WHAT IS ASKED - Check each line of the listing for the word "this" and give only the number of lines that have it.

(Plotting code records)
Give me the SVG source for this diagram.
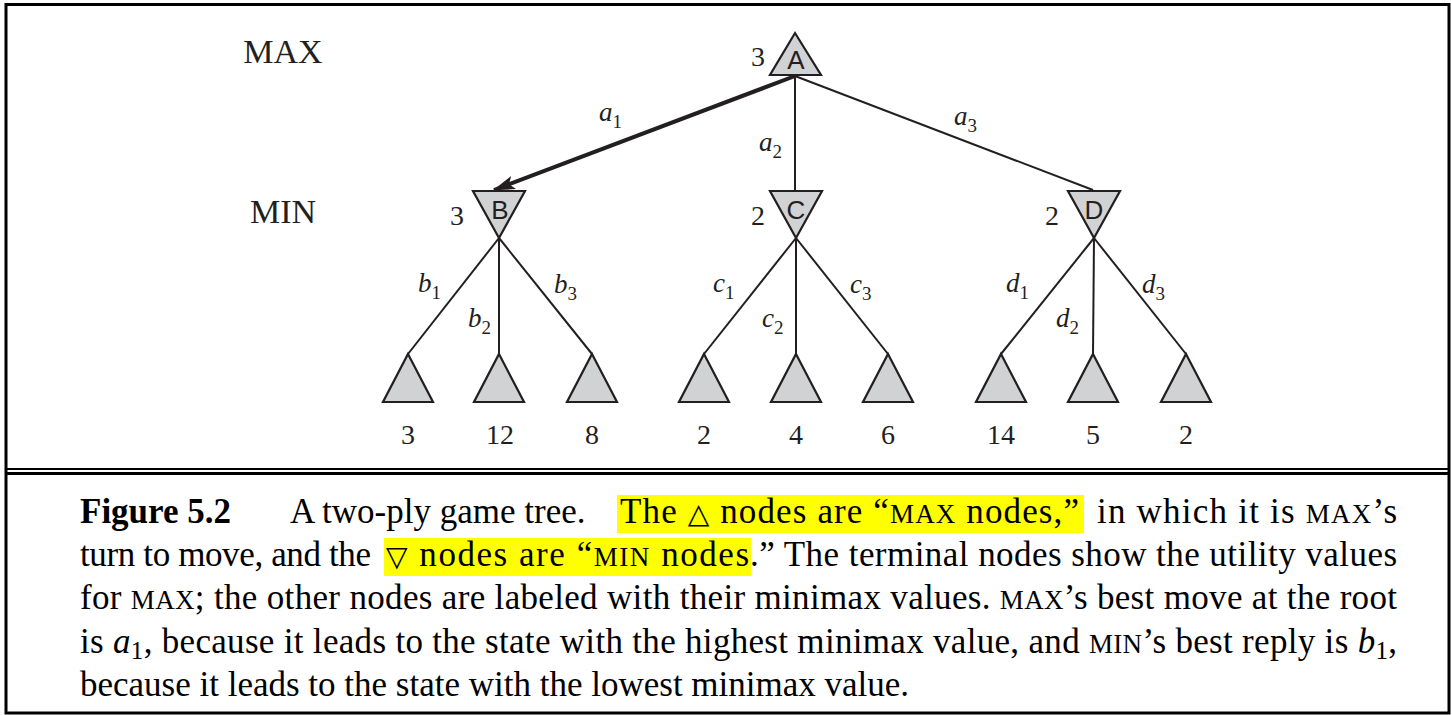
<svg xmlns="http://www.w3.org/2000/svg" width="1452" height="715" viewBox="0 0 1452 715">
<defs>
<style>
.frame{fill:none;stroke:#000;stroke-width:3}
.tri{fill:#d1d2d4;stroke:#231f20;stroke-width:2.2;stroke-linejoin:miter}
.edge{stroke:#231f20;stroke-width:2;fill:none}
.best{stroke:#231f20;stroke-width:4;fill:none}
.ser{font-family:"Liberation Serif","Times New Roman",serif;fill:#231f20}
.lvl{font-size:34px;text-anchor:middle}
.val{font-size:28px;text-anchor:middle}
.let{font-family:"Liberation Sans",Arial,sans-serif;font-size:26px;fill:#231f20;text-anchor:middle}
.lab{font-size:27px;font-style:italic}
.sub{font-size:19px;font-style:normal}
.cap{font-family:"Liberation Serif","Times New Roman",serif;font-size:35px;fill:#000}
.sc{font-size:27px}
.hl{fill:#ffff00}
</style>
<marker id="arr" viewBox="0 0 22 14" refX="21" refY="7" markerWidth="22" markerHeight="14" markerUnits="userSpaceOnUse" orient="auto">
<path d="M0,0 L22,7 L0,14 L5,7 z" fill="#231f20"/>
</marker>
</defs>
<rect width="1452" height="715" fill="#fff"/>

<g id="frame">
<rect class="frame" x="6" y="4.5" width="1443" height="708.5"/>
<line x1="6" y1="469" x2="1449" y2="469" stroke="#000" stroke-width="2.2"/>
<line x1="6" y1="473.5" x2="1449" y2="473.5" stroke="#000" stroke-width="3"/>
</g>

<g id="levels" class="ser lvl">
<text x="283" y="63">MAX</text>
<text x="283" y="223">MIN</text>
</g>

<g id="connectors">
<line class="best" x1="795" y1="76" x2="494" y2="190" marker-end="url(#arr)"/>
<line class="edge" x1="795" y1="76" x2="795" y2="190"/>
<line class="edge" x1="795" y1="76" x2="1093" y2="190"/>
<line class="edge" x1="499" y1="238" x2="408" y2="354"/>
<line class="edge" x1="499" y1="238" x2="499" y2="354"/>
<line class="edge" x1="499" y1="238" x2="592" y2="354"/>
<line class="edge" x1="796" y1="238" x2="704" y2="354"/>
<line class="edge" x1="796" y1="238" x2="796" y2="354"/>
<line class="edge" x1="796" y1="238" x2="888" y2="354"/>
<line class="edge" x1="1094" y1="238" x2="1001" y2="354"/>
<line class="edge" x1="1094" y1="238" x2="1093" y2="354"/>
<line class="edge" x1="1094" y1="238" x2="1186" y2="354"/>
</g>

<g id="edge-labels" class="ser lab">
<text x="599" y="121">a<tspan class="sub" dy="7">1</tspan></text>
<text x="759" y="151">a<tspan class="sub" dy="7">2</tspan></text>
<text x="954" y="125">a<tspan class="sub" dy="7">3</tspan></text>
<text x="418" y="292">b<tspan class="sub" dy="7">1</tspan></text>
<text x="468" y="327">b<tspan class="sub" dy="7">2</tspan></text>
<text x="554" y="293">b<tspan class="sub" dy="7">3</tspan></text>
<text x="713" y="292">c<tspan class="sub" dy="7">1</tspan></text>
<text x="762" y="327">c<tspan class="sub" dy="7">2</tspan></text>
<text x="850" y="293">c<tspan class="sub" dy="7">3</tspan></text>
<text x="1006" y="292">d<tspan class="sub" dy="7">1</tspan></text>
<text x="1056" y="327">d<tspan class="sub" dy="7">2</tspan></text>
<text x="1142" y="293">d<tspan class="sub" dy="7">3</tspan></text>
</g>

<g id="node-A">
<polygon class="tri" points="795,33 821,75 770,75"/>
<text class="let" x="796" y="69">A</text>
<text class="ser val" x="758" y="66">3</text>
</g>
<g id="node-B">
<polygon class="tri" points="473,191 525,191 499,238"/>
<text class="let" x="500" y="219">B</text>
<text class="ser val" x="457" y="225">3</text>
</g>
<g id="node-C">
<polygon class="tri" points="770,191 822,191 796,238"/>
<text class="let" x="796" y="219">C</text>
<text class="ser val" x="758" y="225">2</text>
</g>
<g id="node-D">
<polygon class="tri" points="1068,191 1120,191 1094,238"/>
<text class="let" x="1094" y="219">D</text>
<text class="ser val" x="1052" y="225">2</text>
</g>

<g id="leaf-b1"><polygon class="tri" points="408,354 433,402 383,402"/><text class="ser val" x="408" y="444">3</text></g>
<g id="leaf-b2"><polygon class="tri" points="499,354 524,402 474,402"/><text class="ser val" x="500" y="444">12</text></g>
<g id="leaf-b3"><polygon class="tri" points="592,354 617,402 567,402"/><text class="ser val" x="592" y="444">8</text></g>
<g id="leaf-c1"><polygon class="tri" points="704,354 729,402 679,402"/><text class="ser val" x="704" y="444">2</text></g>
<g id="leaf-c2"><polygon class="tri" points="796,354 821,402 771,402"/><text class="ser val" x="796" y="444">4</text></g>
<g id="leaf-c3"><polygon class="tri" points="888,354 913,402 863,402"/><text class="ser val" x="888" y="444">6</text></g>
<g id="leaf-d1"><polygon class="tri" points="1001,354 1026,402 976,402"/><text class="ser val" x="1001" y="444">14</text></g>
<g id="leaf-d2"><polygon class="tri" points="1093,354 1118,402 1068,402"/><text class="ser val" x="1093" y="444">5</text></g>
<g id="leaf-d3"><polygon class="tri" points="1186,354 1211,402 1161,402"/><text class="ser val" x="1186" y="444">2</text></g>

<g id="caption">
<rect class="hl" x="617" y="495" width="467" height="38"/>
<rect class="hl" x="384" y="538" width="367" height="38"/>
<text class="cap" x="80" y="523" font-weight="bold">Figure 5.2</text>
<text class="cap" x="290" y="523">A two-ply game tree.</text>
<text class="cap" x="620" y="523" textLength="459" lengthAdjust="spacing">The <tspan font-family="DejaVu Sans" font-size="28">△</tspan> nodes are “<tspan class="sc">MAX</tspan> nodes,”</text>
<text class="cap" x="1097" y="523" textLength="300" lengthAdjust="spacing">in which it is <tspan class="sc">MAX</tspan>’s</text>
<text class="cap" x="80" y="566" textLength="291" lengthAdjust="spacing">turn to move, and the</text>
<text class="cap" x="386" y="566" textLength="363" lengthAdjust="spacing"><tspan font-family="DejaVu Sans" font-size="28">▽</tspan> nodes are “<tspan class="sc">MIN</tspan> nodes</text>
<text class="cap" x="750" y="566" textLength="647" lengthAdjust="spacing">.” The terminal nodes show the utility values</text>
<text class="cap" x="80" y="609" textLength="1317" lengthAdjust="spacing">for <tspan class="sc">MAX</tspan>; the other nodes are labeled with their minimax values. <tspan class="sc">MAX</tspan>’s best move at the root</text>
<text class="cap" x="80" y="653" textLength="1317" lengthAdjust="spacing">is <tspan font-style="italic">a</tspan><tspan font-size="25" dy="6">1</tspan><tspan dy="-6">, because it leads to the state with the highest minimax value, and </tspan><tspan class="sc">MIN</tspan>’s best reply is <tspan font-style="italic">b</tspan><tspan font-size="25" dy="6">1</tspan><tspan dy="-6">,</tspan></text>
<text class="cap" x="80" y="696">because it leads to the state with the lowest minimax value.</text>
</g>
</svg>
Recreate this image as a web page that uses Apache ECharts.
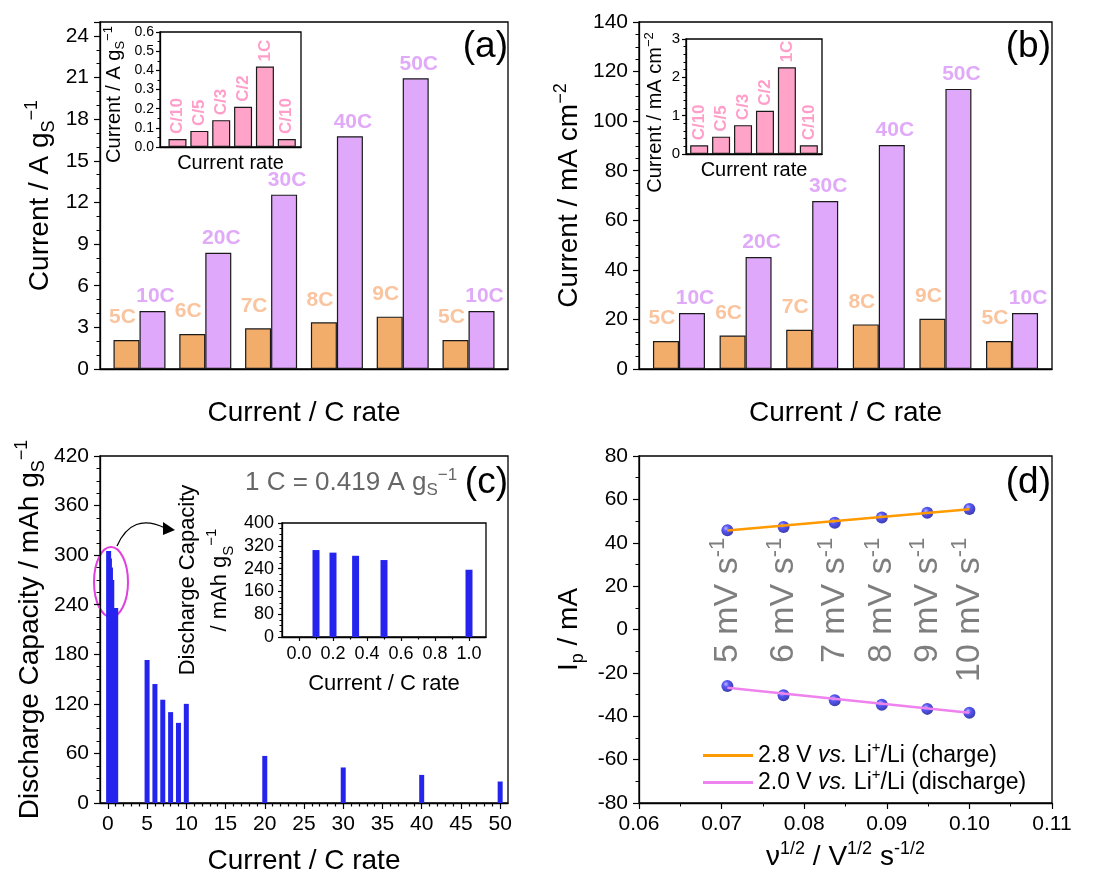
<!DOCTYPE html>
<html>
<head>
<meta charset="utf-8">
<script src="https://cdn.jsdelivr.net/npm/echarts@6/dist/echarts.min.js"></script>
<style>
html, body { margin: 0; padding: 0; background: #fff; }
#chart { width: 1095px; height: 870px; }
</style>
</head>
<body>
<div id="chart"></div>
<script>
// ---- data ----
const groupPos = [1, 2, 3, 4, 5, 6];
const lowRateLabels = ['5C', '6C', '7C', '8C', '9C', '5C'];
const highRateLabels = ['10C', '20C', '30C', '40C', '50C', '10C'];
const lowRateCurrentA = [2.09, 2.52, 2.93, 3.36, 3.77, 2.09];       // A g-1
const highRateCurrentA = [4.18, 8.38, 12.56, 16.77, 20.95, 4.18];
const lowRateCurrentB = [11.3, 13.5, 15.8, 18.0, 20.3, 11.3];       // mA cm-2
const highRateCurrentB = [22.6, 45.2, 67.8, 90.4, 113.0, 22.6];
const slowRateLabels = ['C/10', 'C/5', 'C/3', 'C/2', '1C', 'C/10'];
const slowCurrentA = [0.042, 0.084, 0.14, 0.21, 0.42, 0.042];
const slowCurrentB = [0.226, 0.452, 0.753, 1.13, 2.26, 0.226];

const cRate = [0.1, 0.2, 0.333, 0.5, 1, 5, 6, 7, 8, 9, 10, 20, 30, 40, 50];
const capacity = [305, 296, 285, 270, 236, 173, 144, 125, 110, 97, 120, 57, 43, 34, 26];

const sqrtScan = [0.0707, 0.0775, 0.0837, 0.0894, 0.0949, 0.1];
const chargePeak = [45.8, 47.3, 49.2, 51.6, 53.8, 55.6];
const dischargePeak = [-26.0, -30.3, -32.6, -34.7, -36.6, -38.4];
const scanRateLabels = ['5', '6', '7', '8', '9', '10'];
const fitX = [0.0707, 0.1];
const chargeFitY = [45.6, 55.4];
const dischargeFitY = [-26.9, -38.4];

const cTicksMajor = [0, 5, 10, 15, 20, 25, 30, 35, 40, 45, 50];
const cTicksMinor = [1, 2, 3, 4, 6, 7, 8, 9, 11, 12, 13, 14, 16, 17, 18, 19, 21, 22, 23, 24, 26, 27, 28, 29,
    31, 32, 33, 34, 36, 37, 38, 39, 41, 42, 43, 44, 46, 47, 48, 49];
const insetTicksMajor = [0, 0.2, 0.4, 0.6, 0.8, 1.0];
const insetTicksMinor = [0.1, 0.3, 0.5, 0.7, 0.9];

const chargeName = '2.8 V vs. Li+/Li (charge)';
const dischargeName = '2.0 V vs. Li+/Li (discharge)';

// ---- styling helpers ----
const FONT = 'Liberation Sans, Arial, sans-serif';
const ORANGE = '#F3AD6B', PURPLE = '#DFA8FA', PINK = '#FFA3C8', BLUE = '#2424EE';

function merge(a, b) {
    const out = Object.assign({}, a);
    for (const k in b) {
        if (b[k] && typeof b[k] === 'object' && !Array.isArray(b[k]) && a[k] && typeof a[k] === 'object') out[k] = merge(a[k], b[k]);
        else out[k] = b[k];
    }
    return out;
}

function rich(size, color) {
    const s = Math.round(size * 0.66);
    return {
        sub: { fontSize: s, lineHeight: s, verticalAlign: 'bottom', color: color, fontFamily: FONT },
        sup: { fontSize: s, lineHeight: s, verticalAlign: 'top', color: color, fontFamily: FONT },
        i: { fontSize: size, fontStyle: 'italic', color: color, fontFamily: FONT }
    };
}

const baseAxis = {
    type: 'value',
    splitLine: { show: false },
    axisLine: { show: true, onZero: false, lineStyle: { color: '#000', width: 1.3 } },
    axisTick: { show: true, length: 6, lineStyle: { color: '#000', width: 1.2 } },
    minorTick: { show: false, length: 3.5, lineStyle: { color: '#000', width: 1 } },
    axisLabel: { color: '#000', fontSize: 21, margin: 11, fontFamily: FONT },
    nameLocation: 'middle',
    nameTextStyle: { color: '#000', fontSize: 28, fontFamily: FONT, lineHeight: 35, rich: rich(28, '#000') }
};
const insetAxis = merge(baseAxis, {
    axisTick: { length: 4 },
    minorTick: { length: 2.5 },
    axisLabel: { fontSize: 14, margin: 6 },
    nameTextStyle: { fontSize: 20, lineHeight: 25, rich: rich(20, '#000') }
});
const ax = o => merge(baseAxis, o);
const ix = o => merge(insetAxis, o);

const frame = { show: true, borderColor: '#000', borderWidth: 1.3, outerBoundsMode: 'none' };

function barLabel(names, color, lift, shift) {
    return { show: true, position: 'top', distance: lift, offset: [shift, 0], formatter: p => names[p.dataIndex],
        color: color, fontSize: 21, fontWeight: 'bold', fontFamily: FONT };
}
function rotLabel(names) {
    return { show: true, position: 'top', distance: 5, rotate: 90, align: 'left', verticalAlign: 'middle',
        formatter: p => names[p.dataIndex], color: '#FF9EC9', fontSize: 17, fontWeight: 'bold', fontFamily: FONT };
}
const barBorder = { borderColor: '#1a1a1a', borderWidth: 1.2 };
const pts = (xs, ys) => xs.map((x, i) => [x, ys[i]]);

const sphere = {
    type: 'radial', x: 0.38, y: 0.35, r: 0.7,
    colorStops: [{ offset: 0, color: '#a8a8ff' }, { offset: 0.35, color: '#2c2cf0' }, { offset: 1, color: '#0a0a96' }]
};

const option = {
    animation: false,
    backgroundColor: '#fff',
    textStyle: { fontFamily: FONT },
    grid: [
        merge(frame, { left: 100, top: 22, width: 408, height: 347 }),   // a
        merge(frame, { left: 160, top: 32, width: 141, height: 115 }),   // a inset
        merge(frame, { left: 639, top: 22, width: 413, height: 347 }),   // b
        merge(frame, { left: 686, top: 39, width: 136, height: 115 }),   // b inset
        merge(frame, { left: 100, top: 456, width: 408, height: 347 }),  // c
        merge(frame, { left: 282, top: 523, width: 204, height: 114 }),  // c inset
        merge(frame, { left: 639, top: 456, width: 413, height: 347 })   // d
    ],
    xAxis: [
        ax({ gridIndex: 0, min: 0.4, max: 6.6, axisTick: { show: false }, axisLabel: { show: false },
            name: 'Current / C rate', nameGap: 27 }),
        ix({ gridIndex: 1, min: 0.2, max: 6.65, axisTick: { show: false }, axisLabel: { show: false },
            name: 'Current rate', nameGap: 4 }),
        ax({ gridIndex: 2, min: 0.4, max: 6.6, axisTick: { show: false }, axisLabel: { show: false },
            name: 'Current / C rate', nameGap: 27 }),
        ix({ gridIndex: 3, min: 0.4, max: 6.6, axisTick: { show: false }, axisLabel: { show: false },
            name: 'Current rate', nameGap: 4 }),
        ax({ gridIndex: 4, min: -1, max: 51, position: 'bottom',
            axisTick: { customValues: cTicksMajor }, axisLabel: { customValues: cTicksMajor },
            name: 'Current / C rate', nameGap: 41 }),
        ax({ gridIndex: 4, min: -1, max: 51, position: 'bottom', axisLine: { show: false },
            axisTick: { length: 3.5, customValues: cTicksMinor }, axisLabel: { show: false } }),
        ix({ gridIndex: 5, min: -0.1, max: 1.1, position: 'bottom',
            axisTick: { customValues: insetTicksMajor },
            axisLabel: { fontSize: 18, margin: 8, customValues: insetTicksMajor, formatter: v => v.toFixed(1) },
            name: 'Current / C rate', nameGap: 34, nameTextStyle: { fontSize: 22, rich: rich(22, '#000') } }),
        ix({ gridIndex: 5, min: -0.1, max: 1.1, position: 'bottom', axisLine: { show: false },
            axisTick: { length: 2.5, customValues: insetTicksMinor }, axisLabel: { show: false } }),
        ax({ gridIndex: 6, min: 0.06, max: 0.11, interval: 0.01, minorTick: { show: true, splitNumber: 2 },
            axisLabel: { formatter: v => v.toFixed(2) },
            name: 'ν{sup|1/2} / V{sup|1/2} s{sup|-1/2}', nameGap: 37 })
    ],
    yAxis: [
        ax({ gridIndex: 0, min: 0, max: 25, interval: 3, minorTick: { show: true, splitNumber: 3 },
            axisLabel: { showMaxLabel: false }, name: 'Current / A g{sub|S}{sup|−1}', nameGap: 42 }),
        ix({ gridIndex: 1, min: 0, max: 0.6, interval: 0.1, minorTick: { show: true, splitNumber: 2 },
            axisLabel: { formatter: v => v.toFixed(1) }, name: 'Current / A g{sub|S}{sup|−1}', nameGap: 33,
            nameTextStyle: { padding: [0, 10, 0, 0] } }),
        ax({ gridIndex: 2, min: 0, max: 140, interval: 20, minorTick: { show: true, splitNumber: 4 },
            name: 'Current / mA cm{sup|−2}', nameGap: 52 }),
        ix({ gridIndex: 3, min: 0, max: 3, interval: 1, minorTick: { show: true, splitNumber: 5 },
            axisLabel: { fontSize: 15 }, name: 'Current / mA cm{sup|−2}', nameGap: 18,
            nameTextStyle: { padding: [0, 32, 0, 0] } }),
        ax({ gridIndex: 4, min: 0, max: 420, interval: 60, minorTick: { show: true, splitNumber: 4 },
            name: 'Discharge Capacity / mAh g{sub|S}{sup|−1}', nameGap: 52 }),
        ix({ gridIndex: 5, min: 0, max: 400, interval: 80, minorTick: { show: true, splitNumber: 4 },
            axisLabel: { fontSize: 18, margin: 8 },
            name: 'Discharge Capacity\n/ mAh g{sub|S}{sup|−1}', nameGap: 46,
            nameTextStyle: { fontSize: 22, lineHeight: 32, rich: rich(22, '#000') } }),
        ax({ gridIndex: 6, min: -80, max: 80, interval: 20, minorTick: { show: true, splitNumber: 2 },
            name: 'I{sub|p} / mA', nameGap: 52 })
    ],
    legend: {
        data: [chargeName, dischargeName],
        orient: 'vertical', left: 698, top: 735,
        icon: 'rect', itemWidth: 50, itemHeight: 3, itemGap: 0,
        formatter: name => name === chargeName
            ? '{t|2.8 V }{i|vs.}{t| Li}{sup|+}{t|/Li (charge)}'
            : '{t|2.0 V }{i|vs.}{t| Li}{sup|+}{t|/Li (discharge)}',
        textStyle: {
            fontSize: 23, color: '#000', fontFamily: FONT,
            rich: Object.assign(rich(23, '#000'), {
                t: { fontSize: 23, lineHeight: 31, color: '#000', fontFamily: FONT },
                i: { fontSize: 23, lineHeight: 31, fontStyle: 'italic', color: '#000', fontFamily: FONT }
            })
        }
    },
    series: [
        { type: 'bar', xAxisIndex: 0, yAxisIndex: 0, barWidth: 26, barGap: '0%', data: pts(groupPos, lowRateCurrentA),
            itemStyle: merge(barBorder, { color: ORANGE }), label: barLabel(lowRateLabels, '#F9C49E', 12, -4) },
        { type: 'bar', xAxisIndex: 0, yAxisIndex: 0, barWidth: 26, barGap: '0%', data: pts(groupPos, highRateCurrentA),
            itemStyle: merge(barBorder, { color: PURPLE }), label: barLabel(highRateLabels, '#E0AAF8', 4, 3) },
        { type: 'bar', xAxisIndex: 1, yAxisIndex: 1, barWidth: 18, data: pts(groupPos, slowCurrentA),
            itemStyle: merge(barBorder, { color: PINK }), label: rotLabel(slowRateLabels) },
        { type: 'bar', xAxisIndex: 2, yAxisIndex: 2, barWidth: 26, barGap: '0%', data: pts(groupPos, lowRateCurrentB),
            itemStyle: merge(barBorder, { color: ORANGE }), label: barLabel(lowRateLabels, '#F9C49E', 12, -4) },
        { type: 'bar', xAxisIndex: 2, yAxisIndex: 2, barWidth: 26, barGap: '0%', data: pts(groupPos, highRateCurrentB),
            itemStyle: merge(barBorder, { color: PURPLE }), label: barLabel(highRateLabels, '#E0AAF8', 4, 3) },
        { type: 'bar', xAxisIndex: 3, yAxisIndex: 3, barWidth: 18, data: pts(groupPos, slowCurrentB),
            itemStyle: merge(barBorder, { color: PINK }), label: rotLabel(slowRateLabels) },
        { type: 'bar', xAxisIndex: 4, yAxisIndex: 4, barWidth: 5, data: pts(cRate, capacity),
            itemStyle: { color: BLUE } },
        { type: 'bar', xAxisIndex: 6, yAxisIndex: 5, barWidth: 7,
            data: pts(cRate, capacity).filter(d => d[0] <= 1), itemStyle: { color: BLUE } },
        { type: 'line', name: chargeName, xAxisIndex: 8, yAxisIndex: 6, data: pts(fitX, chargeFitY),
            symbol: 'none', lineStyle: { color: '#FF9A00', width: 2.5 }, itemStyle: { color: '#FF9A00' } },
        { type: 'line', name: dischargeName, xAxisIndex: 8, yAxisIndex: 6, data: pts(fitX, dischargeFitY),
            symbol: 'none', lineStyle: { color: '#EE82EE', width: 2.5 }, itemStyle: { color: '#EE82EE' } },
        { type: 'scatter', xAxisIndex: 8, yAxisIndex: 6, data: pts(sqrtScan, chargePeak), symbolSize: 12,
            itemStyle: { color: sphere } },
        { type: 'scatter', xAxisIndex: 8, yAxisIndex: 6, data: pts(sqrtScan, dischargePeak), symbolSize: 12,
            itemStyle: { color: sphere } },
        { type: 'scatter', xAxisIndex: 8, yAxisIndex: 6, data: sqrtScan.map(x => [x, 40]), symbolSize: 1,
            itemStyle: { color: 'transparent' }, silent: true,
            label: { show: true, position: 'inside', rotate: 90, align: 'right', verticalAlign: 'middle', offset: [5, 0],
                formatter: p => scanRateLabels[p.dataIndex] + ' mV s{sup|-1}',
                fontSize: 34, color: '#5e5e5e', fontFamily: FONT, lineHeight: 40, rich: rich(34, '#5e5e5e') } }
    ],
    graphic: [
        { type: 'text', x: 508, y: 47, style: { text: '(a)', fontSize: 37, fontFamily: FONT, fill: '#000', align: 'right', verticalAlign: 'middle', textAlign: 'right', textVerticalAlign: 'middle' } },
        { type: 'text', x: 1051, y: 47, style: { text: '(b)', fontSize: 37, fontFamily: FONT, fill: '#000', align: 'right', verticalAlign: 'middle', textAlign: 'right', textVerticalAlign: 'middle' } },
        { type: 'text', x: 508, y: 483, style: { text: '(c)', fontSize: 37, fontFamily: FONT, fill: '#000', align: 'right', verticalAlign: 'middle', textAlign: 'right', textVerticalAlign: 'middle' } },
        { type: 'text', x: 1051, y: 483, style: { text: '(d)', fontSize: 37, fontFamily: FONT, fill: '#000', align: 'right', verticalAlign: 'middle', textAlign: 'right', textVerticalAlign: 'middle' } },
        { type: 'text', x: 245, y: 483, style: { text: '1 C = 0.419 A g{sub|S}{sup|−1}', fontSize: 26, fontFamily: FONT, fill: '#666',
            lineHeight: 32, verticalAlign: 'middle', textVerticalAlign: 'middle', rich: rich(26, '#666') } },
        { type: 'ellipse', shape: { cx: 111, cy: 582, rx: 17, ry: 35 }, style: { fill: 'none', stroke: '#E040E0', lineWidth: 2 } },
        { type: 'bezierCurve', shape: { x1: 117, y1: 546, cpx1: 132, cpy1: 512, x2: 165, y2: 528 }, style: { fill: 'none', stroke: '#000', lineWidth: 1.3 } },
        { type: 'polygon', shape: { points: [[175, 530], [163, 522], [163, 535]] }, style: { fill: '#000' } }
    ]
};

const chart = echarts.init(document.getElementById('chart'));
chart.setOption(option);
</script>
</body>
</html>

FINISHED ANSWER - 2